The following organizations have opposed legislation promoting access to original birth certificates for adult adopted persons:
- New Jersey Catholic Conference of Bishops
- New Jersey Right-to-Life (NJ RTL)
- American Civil Liberties Union of New Jersey (ACLU-NJ)
- New Jersey State Bar Association (NJSBA)
- National Council for Adoption (NCFA) a Washington, DC-based trade association for a small percentage of American adoption agencies
NJCARE believes that the arguments posed by institutional opponents of this legislation are based on false assumptions, i.e. birth mothers were guaranteed privacy, more women will choose abortion and adoptions will decline if the legislation passes, and mutual consent voluntary registries (MCVR) are the answer. However, none of their claims are backed up with data. A thoughtful reading of the primary documents, i.e. legislative intent of the 1940 bill that sealed records, the relinquishment, the statutes themselves, and the final decree of adoption, reveals that no legally defensible “guarantee of privacy” from their own child could possibly have been given to birth mothers at the time of relinquishment.
The first false assumption is that relinquishment equals adoption. They are entirely separate processes. Although relinquishment is a prerequisite for adoption, not every relinquished child is adopted. Some grow up in foster care, others are institutionalized and some even die.
When a birth parent surrenders custody and control of her child to an agency, she gives up all parental rights and responsibilities during her child’s minority. She promises never to enter the life of the child or the adoptive family, and she gives up all rights to be notified whether or not her child is adopted.
If the statute that sealed records truly intended to protect a birth mother’s privacy from her own child, the birth certificate would have been sealed at relinquishment. It was not.
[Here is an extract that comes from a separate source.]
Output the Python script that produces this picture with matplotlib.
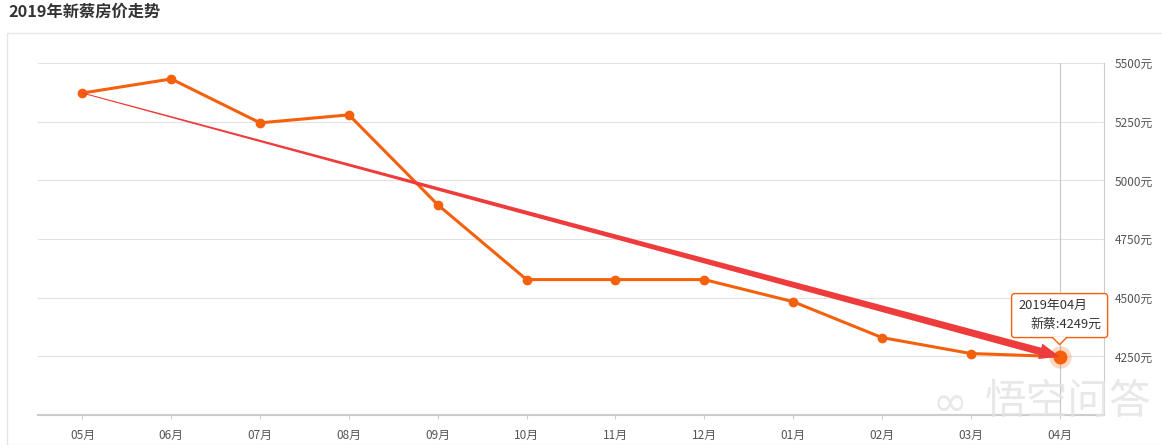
import numpy as np
import matplotlib
matplotlib.use('Agg')
import matplotlib.pyplot as plt
from matplotlib.patches import Rectangle, Polygon, FancyBboxPatch
from matplotlib.transforms import IdentityTransform

plt.rcParams['font.family'] = ['Noto Sans CJK SC', 'DejaVu Sans']

# data
months = ['05月', '06月', '07月', '08月', '09月', '10月', '11月', '12月', '01月', '02月', '03月', '04月']
prices = [5372, 5432, 5245, 5279, 4896, 4577, 4577, 4577, 4483, 4330, 4262, 4249]
yticks = [4250, 4500, 4750, 5000, 5250, 5500]
title = '2019年新蔡房价走势'
tip_title = '2019年04月'
tip_series = '新蔡'

orange = '#f4600c'
red = '#ee3b3b'
grey_txt = '#555555'

W, H = 1162, 445
fig = plt.figure(figsize=(W / 100, H / 100), dpi=100)

# light frame round the chart
fig.add_artist(Rectangle((7 / W, 0), 1, 1 - 33 / H, transform=fig.transFigure,
                         fill=False, ec='#e6e6e6', lw=1))
fig.text(8 / W, 1 - 12 / H, title, fontsize=11.7, fontweight='bold', color='#333333',
         ha='left', va='center')

ax = fig.add_axes([38 / W, 1 - 415 / H, (1104 - 38) / W, (415 - 63) / H])
x = np.arange(len(months))
ax.set_xlim(-0.5, len(months) - 0.5)
ax.set_ylim(4000, 5500)

for s in ['left', 'top']:
    ax.spines[s].set_visible(False)
ax.spines['right'].set_color('#cccccc')
ax.spines['bottom'].set_color('#cccccc')
ax.spines['bottom'].set_linewidth(1.5)

ax.yaxis.tick_right()
ax.set_yticks(yticks)
ax.set_yticklabels([f'{v}元' for v in yticks])
ax.tick_params(axis='y', length=0, pad=8, labelsize=8.5, labelcolor=grey_txt)
ax.set_xticks(x)
ax.set_xticklabels(months)
ax.tick_params(axis='x', length=3, color='#cccccc', pad=7, labelsize=8.5, labelcolor=grey_txt)
ax.grid(axis='y', color='#e2e2e2', lw=0.8)
ax.set_axisbelow(True)

# crosshair on the last month
ax.axvline(x[-1], color='#c8c8c8', lw=0.8, zorder=1)

ax.plot(x, prices, color=orange, lw=2.2, marker='o', ms=6, zorder=3)
# highlighted last point
ax.plot(x[-1], prices[-1], 'o', ms=16, color=orange, alpha=0.25, mec='none', zorder=3)
ax.plot(x[-1], prices[-1], 'o', ms=9, color=orange, zorder=4)

# hand-drawn tapered red arrow from first to last point
p0 = ax.transData.transform((x[0], prices[0]))
p1 = ax.transData.transform((x[-1], prices[-1]))
d = p1 - p0
u = d / np.hypot(*d)
n = np.array([-u[1], u[0]])
head_len, head_w, w0, w1 = 20, 8, 0.5, 3.8
base = p1 - u * head_len
arrow = Polygon([p0 + n * w0, base + n * w1, base + n * head_w, p1,
                 base - n * head_w, base - n * w1, p0 - n * w0],
                closed=True, fc=red, ec='none', transform=IdentityTransform(), zorder=5)
fig.add_artist(arrow)

# tooltip
bx0, bx1 = p1[0] - 48, p1[0] + 48
by0, by1 = p1[1] + 19, p1[1] + 63
box = FancyBboxPatch((bx0, by0), bx1 - bx0, by1 - by0, boxstyle='round,pad=0,rounding_size=3',
                     fc='white', ec=orange, lw=1, transform=IdentityTransform(), zorder=6)
fig.add_artist(box)
ptr = Polygon([(p1[0] - 7, by0 + 0.8), (p1[0] + 7, by0 + 0.8), (p1[0], by0 - 7)], closed=True,
              fc='white', ec='none', transform=IdentityTransform(), zorder=7)
fig.add_artist(ptr)
fig.add_artist(plt.Line2D([p1[0] - 7, p1[0], p1[0] + 7], [by0, by0 - 7, by0], color=orange, lw=1,
                          transform=IdentityTransform(), zorder=7))
fig.text((bx0 + 7) / W, (by1 - 12) / H, tip_title, fontsize=9.3, color='#333333',
         ha='left', va='center', zorder=8)
fig.text((bx0 + 19) / W, (by1 - 31) / H, f'{tip_series}:{prices[-1]}元', fontsize=9.3,
         color='#333333', ha='left', va='center', zorder=8)

# watermark
fig.text(985 / W, 1 - 402 / H, '悟空问答', fontsize=30, color='#e3e3e3', alpha=0.8,
         ha='left', va='center', zorder=9)
fig.text(950 / W, 1 - 404 / H, '∞', fontsize=30, color='#e3e3e3', alpha=0.8,
         ha='center', va='center', family='DejaVu Sans', zorder=9)

fig.savefig('out.png', dpi=100)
The birth certificate is only sealed by the court when the adoption is finalized. Therefore, birth mothers could not have been granted “a statutory guarantee of privacy.”
The second false assumption is that abortions will rise and adoptions will fall. In states that allow adoptees to access their birth certificates, the abortion rate is generally lower than the national average, while adoption rates are higher.